The net loss (GAAP) was $0.8 million, down significantly from the prior-year’s figure. The reduction in loss was partly due to the absence of the prior year’s $29.2 million asset disposal in Q2 2024 (GAAP). However, the company continued to record operating losses (GAAP), signaling that full profitability has not yet been restored. Cash outflows from operations (GAAP) also decreased, with total net cash used in the first half of 2025 falling to $2.34 million from $61.86 million in the first half of 2024.
The bromine segment remains the primary driver of company performance. Bromine, an essential industrial chemical, experienced pricing volatility during the quarter, with market prices moving from RMB 29,000 per tonne at the start of the period, peaking at RMB 37,500, then dropping to RMB 23,100, and ending at RMB 24,686. Since the end of the quarter, prices increased to RMB 29,200 by August 12. Management cited both increased demand and the closure of competitor factories as factors aiding recovery. Despite improved revenue and margin, the segment still reported a small net loss (GAAP), weighed down by idle facility costs and ongoing overhead from partially closed plants.
In the crude salt business, GAAP revenue was up 27%, supported by slightly higher volumes and much stronger gross profit margins. However, after factoring in increased operating and administrative expenses, the segment posted a net loss compared to a profit in Q2 2024. Both the chemicals and natural gas segments continued to post small losses, as no sales activity occurred and facility development remains paused. Management stated that further capital allocation to these non-core units would depend on better market conditions and regulatory clarity.
No new regulatory penalties or shutdowns were reported for the period. However, the company still has two manufacturing facilities closed and is working to fully reopen and upgrade its operational base. Progress in this area, alongside the benefits from the new crude salt field acquisition, could provide additional production capacity and support future growth. Gulf Resources also continues to monitor emerging opportunities, such as sodium-ion batteries, for possible entry once business conditions stabilize.
Looking Ahead: Outlook and Investor Watch Points
No formal guidance was offered by management for the next quarter or for fiscal 2025. Instead, the company’s leadership expressed confidence in continued stabilization and stated, “We are becoming more optimistic about our business. We see signs of stabilization in the Chinese economy. Many of our competitors in bromine and crude salt have closed their factories. Demand is increasing as are prices. These conditions auger well for the third quarter and coming quarters.”

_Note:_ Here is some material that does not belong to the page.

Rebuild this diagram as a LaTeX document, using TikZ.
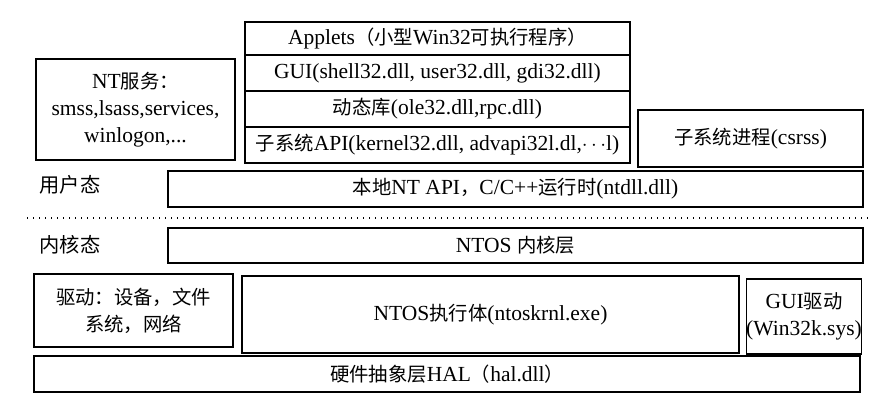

Investors will need to watch several important themes in upcoming periods. The most critical are the full reopening of closed manufacturing facilities, the company’s ability to further control costs and improve gross margins as production utilization rises, and whether ongoing volatility in bromine pricing and market demand can be managed. In addition, rising accounts receivable and remaining facility closures pose risks to capital management and achieving consistent cash flows. GURE does not currently pay a dividend.
Revenue and net income presented using U.S. generally accepted accounting principles (GAAP) unless otherwise noted.